[start of Source material]

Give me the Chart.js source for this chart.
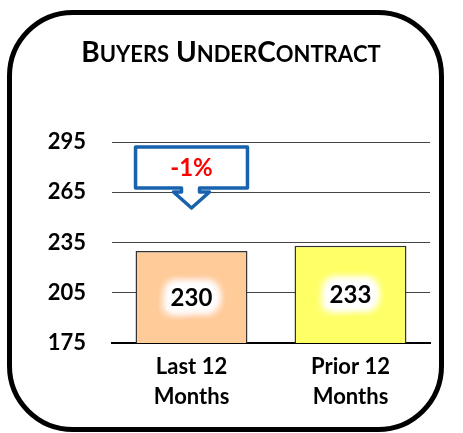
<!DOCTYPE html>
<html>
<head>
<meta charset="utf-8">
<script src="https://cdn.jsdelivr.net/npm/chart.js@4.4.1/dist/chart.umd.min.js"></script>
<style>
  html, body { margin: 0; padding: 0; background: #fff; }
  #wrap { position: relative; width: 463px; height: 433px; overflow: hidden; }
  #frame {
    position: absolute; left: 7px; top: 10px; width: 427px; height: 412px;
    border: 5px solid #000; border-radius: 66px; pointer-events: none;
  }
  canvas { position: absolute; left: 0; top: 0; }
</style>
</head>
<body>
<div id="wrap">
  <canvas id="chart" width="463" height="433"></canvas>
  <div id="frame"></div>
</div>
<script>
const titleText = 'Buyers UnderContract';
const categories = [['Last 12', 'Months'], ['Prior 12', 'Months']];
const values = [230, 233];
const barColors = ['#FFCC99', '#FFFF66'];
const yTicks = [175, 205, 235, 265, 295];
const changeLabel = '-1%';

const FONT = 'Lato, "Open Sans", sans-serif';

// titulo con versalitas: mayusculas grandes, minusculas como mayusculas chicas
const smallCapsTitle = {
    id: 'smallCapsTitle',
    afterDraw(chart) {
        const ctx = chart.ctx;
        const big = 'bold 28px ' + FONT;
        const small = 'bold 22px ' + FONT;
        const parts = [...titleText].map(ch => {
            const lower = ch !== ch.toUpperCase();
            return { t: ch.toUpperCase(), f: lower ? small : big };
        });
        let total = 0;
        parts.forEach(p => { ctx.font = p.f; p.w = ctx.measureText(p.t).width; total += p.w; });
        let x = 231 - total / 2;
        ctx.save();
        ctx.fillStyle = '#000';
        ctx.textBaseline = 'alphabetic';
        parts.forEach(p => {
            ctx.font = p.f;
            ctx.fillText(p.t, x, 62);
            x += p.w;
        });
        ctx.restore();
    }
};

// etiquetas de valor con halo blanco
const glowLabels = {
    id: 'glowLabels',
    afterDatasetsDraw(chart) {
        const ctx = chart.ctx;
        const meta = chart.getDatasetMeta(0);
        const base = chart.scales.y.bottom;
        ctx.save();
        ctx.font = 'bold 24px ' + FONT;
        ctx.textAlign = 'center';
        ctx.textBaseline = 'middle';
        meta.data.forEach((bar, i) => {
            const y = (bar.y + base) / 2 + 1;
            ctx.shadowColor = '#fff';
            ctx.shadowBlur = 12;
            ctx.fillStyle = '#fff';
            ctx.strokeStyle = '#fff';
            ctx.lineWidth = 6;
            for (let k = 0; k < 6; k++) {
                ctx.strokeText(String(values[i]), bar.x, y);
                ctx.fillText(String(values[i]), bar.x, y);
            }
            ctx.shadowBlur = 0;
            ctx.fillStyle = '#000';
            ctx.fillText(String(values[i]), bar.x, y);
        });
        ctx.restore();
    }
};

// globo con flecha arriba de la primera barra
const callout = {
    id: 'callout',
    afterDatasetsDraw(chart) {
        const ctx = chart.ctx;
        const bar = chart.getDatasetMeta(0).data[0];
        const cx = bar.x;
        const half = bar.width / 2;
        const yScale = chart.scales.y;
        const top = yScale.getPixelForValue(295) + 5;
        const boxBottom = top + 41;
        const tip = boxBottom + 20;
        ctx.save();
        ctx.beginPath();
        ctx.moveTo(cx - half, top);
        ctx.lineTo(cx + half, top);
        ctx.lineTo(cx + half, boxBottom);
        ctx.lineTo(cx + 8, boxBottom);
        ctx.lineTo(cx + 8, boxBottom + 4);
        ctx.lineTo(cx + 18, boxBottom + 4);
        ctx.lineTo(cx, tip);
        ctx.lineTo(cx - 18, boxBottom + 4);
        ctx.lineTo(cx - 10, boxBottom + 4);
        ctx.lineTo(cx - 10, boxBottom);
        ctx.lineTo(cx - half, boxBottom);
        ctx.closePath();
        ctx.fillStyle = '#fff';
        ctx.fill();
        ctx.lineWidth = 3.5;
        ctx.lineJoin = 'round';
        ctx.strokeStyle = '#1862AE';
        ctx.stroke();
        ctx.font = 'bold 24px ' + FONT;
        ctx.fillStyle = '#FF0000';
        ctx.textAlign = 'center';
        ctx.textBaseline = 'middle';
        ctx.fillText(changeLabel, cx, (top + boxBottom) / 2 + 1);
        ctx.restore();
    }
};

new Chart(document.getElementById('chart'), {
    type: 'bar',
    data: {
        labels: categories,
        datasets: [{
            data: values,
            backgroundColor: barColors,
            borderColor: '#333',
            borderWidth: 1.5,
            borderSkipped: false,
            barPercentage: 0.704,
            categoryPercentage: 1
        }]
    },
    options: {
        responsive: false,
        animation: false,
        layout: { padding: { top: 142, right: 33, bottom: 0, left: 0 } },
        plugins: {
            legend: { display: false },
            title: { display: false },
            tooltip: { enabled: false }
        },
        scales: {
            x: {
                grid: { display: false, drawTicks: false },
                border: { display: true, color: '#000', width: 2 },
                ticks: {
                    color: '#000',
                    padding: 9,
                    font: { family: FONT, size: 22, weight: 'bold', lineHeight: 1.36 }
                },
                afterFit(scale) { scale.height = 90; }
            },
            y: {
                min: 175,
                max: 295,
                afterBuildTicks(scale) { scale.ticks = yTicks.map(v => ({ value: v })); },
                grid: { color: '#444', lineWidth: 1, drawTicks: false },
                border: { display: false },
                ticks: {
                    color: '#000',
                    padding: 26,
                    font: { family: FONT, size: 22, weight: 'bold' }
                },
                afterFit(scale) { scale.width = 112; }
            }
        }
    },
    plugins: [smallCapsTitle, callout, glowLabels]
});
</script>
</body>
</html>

[end of Source material]

Written exercise:
Please write out all of the material above without changing a word, and omit any pictures.

Answer to the task:
Give me the Chart.js source for this chart.
<!DOCTYPE html>
<html>
<head>
<meta charset="utf-8">
<script src="https://cdn.jsdelivr.net/npm/chart.js@4.4.1/dist/chart.umd.min.js"></script>
<style>
  html, body { margin: 0; padding: 0; background: #fff; }
  #wrap { position: relative; width: 463px; height: 433px; overflow: hidden; }
  #frame {
    position: absolute; left: 7px; top: 10px; width: 427px; height: 412px;
    border: 5px solid #000; border-radius: 66px; pointer-events: none;
  }
  canvas { position: absolute; left: 0; top: 0; }
</style>
</head>
<body>
<div id="wrap">
  <canvas id="chart" width="463" height="433"></canvas>
  <div id="frame"></div>
</div>
<script>
const titleText = 'Buyers UnderContract';
const categories = [['Last 12', 'Months'], ['Prior 12', 'Months']];
const values = [230, 233];
const barColors = ['#FFCC99', '#FFFF66'];
const yTicks = [175, 205, 235, 265, 295];
const changeLabel = '-1%';

const FONT = 'Lato, "Open Sans", sans-serif';

// titulo con versalitas: mayusculas grandes, minusculas como mayusculas chicas
const smallCapsTitle = {
    id: 'smallCapsTitle',
    afterDraw(chart) {
        const ctx = chart.ctx;
        const big = 'bold 28px ' + FONT;
        const small = 'bold 22px ' + FONT;
        const parts = [...titleText].map(ch => {
            const lower = ch !== ch.toUpperCase();
            return { t: ch.toUpperCase(), f: lower ? small : big };
        });
        let total = 0;
        parts.forEach(p => { ctx.font = p.f; p.w = ctx.measureText(p.t).width; total += p.w; });
        let x = 231 - total / 2;
        ctx.save();
        ctx.fillStyle = '#000';
        ctx.textBaseline = 'alphabetic';
        parts.forEach(p => {
            ctx.font = p.f;
            ctx.fillText(p.t, x, 62);
            x += p.w;
        });
        ctx.restore();
    }
};

// etiquetas de valor con halo blanco
const glowLabels = {
    id: 'glowLabels',
    afterDatasetsDraw(chart) {
        const ctx = chart.ctx;
        const meta = chart.getDatasetMeta(0);
        const base = chart.scales.y.bottom;
        ctx.save();
        ctx.font = 'bold 24px ' + FONT;
        ctx.textAlign = 'center';
        ctx.textBaseline = 'middle';
        meta.data.forEach((bar, i) => {
            const y = (bar.y + base) / 2 + 1;
            ctx.shadowColor = '#fff';
            ctx.shadowBlur = 12;
            ctx.fillStyle = '#fff';
            ctx.strokeStyle = '#fff';
            ctx.lineWidth = 6;
            for (let k = 0; k < 6; k++) {
                ctx.strokeText(String(values[i]), bar.x, y);
                ctx.fillText(String(values[i]), bar.x, y);
            }
            ctx.shadowBlur = 0;
            ctx.fillStyle = '#000';
            ctx.fillText(String(values[i]), bar.x, y);
        });
        ctx.restore();
    }
};

// globo con flecha arriba de la primera barra
const callout = {
    id: 'callout',
    afterDatasetsDraw(chart) {
        const ctx = chart.ctx;
        const bar = chart.getDatasetMeta(0).data[0];
        const cx = bar.x;
        const half = bar.width / 2;
        const yScale = chart.scales.y;
        const top = yScale.getPixelForValue(295) + 5;
        const boxBottom = top + 41;
        const tip = boxBottom + 20;
        ctx.save();
        ctx.beginPath();
        ctx.moveTo(cx - half, top);
        ctx.lineTo(cx + half, top);
        ctx.lineTo(cx + half, boxBottom);
        ctx.lineTo(cx + 8, boxBottom);
        ctx.lineTo(cx + 8, boxBottom + 4);
        ctx.lineTo(cx + 18, boxBottom + 4);
        ctx.lineTo(cx, tip);
        ctx.lineTo(cx - 18, boxBottom + 4);
        ctx.lineTo(cx - 10, boxBottom + 4);
        ctx.lineTo(cx - 10, boxBottom);
        ctx.lineTo(cx - half, boxBottom);
        ctx.closePath();
        ctx.fillStyle = '#fff';
        ctx.fill();
        ctx.lineWidth = 3.5;
        ctx.lineJoin = 'round';
        ctx.strokeStyle = '#1862AE';
        ctx.stroke();
        ctx.font = 'bold 24px ' + FONT;
        ctx.fillStyle = '#FF0000';
        ctx.textAlign = 'center';
        ctx.textBaseline = 'middle';
        ctx.fillText(changeLabel, cx, (top + boxBottom) / 2 + 1);
        ctx.restore();
    }
};

new Chart(document.getElementById('chart'), {
    type: 'bar',
    data: {
        labels: categories,
        datasets: [{
            data: values,
            backgroundColor: barColors,
            borderColor: '#333',
            borderWidth: 1.5,
            borderSkipped: false,
            barPercentage: 0.704,
            categoryPercentage: 1
        }]
    },
    options: {
        responsive: false,
        animation: false,
        layout: { padding: { top: 142, right: 33, bottom: 0, left: 0 } },
        plugins: {
            legend: { display: false },
            title: { display: false },
            tooltip: { enabled: false }
        },
        scales: {
            x: {
                grid: { display: false, drawTicks: false },
                border: { display: true, color: '#000', width: 2 },
                ticks: {
                    color: '#000',
                    padding: 9,
                    font: { family: FONT, size: 22, weight: 'bold', lineHeight: 1.36 }
                },
                afterFit(scale) { scale.height = 90; }
            },
            y: {
                min: 175,
                max: 295,
                afterBuildTicks(scale) { scale.ticks = yTicks.map(v => ({ value: v })); },
                grid: { color: '#444', lineWidth: 1, drawTicks: false },
                border: { display: false },
                ticks: {
                    color: '#000',
                    padding: 26,
                    font: { family: FONT, size: 22, weight: 'bold' }
                },
                afterFit(scale) { scale.width = 112; }
            }
        }
    },
    plugins: [smallCapsTitle, callout, glowLabels]
});
</script>
</body>
</html>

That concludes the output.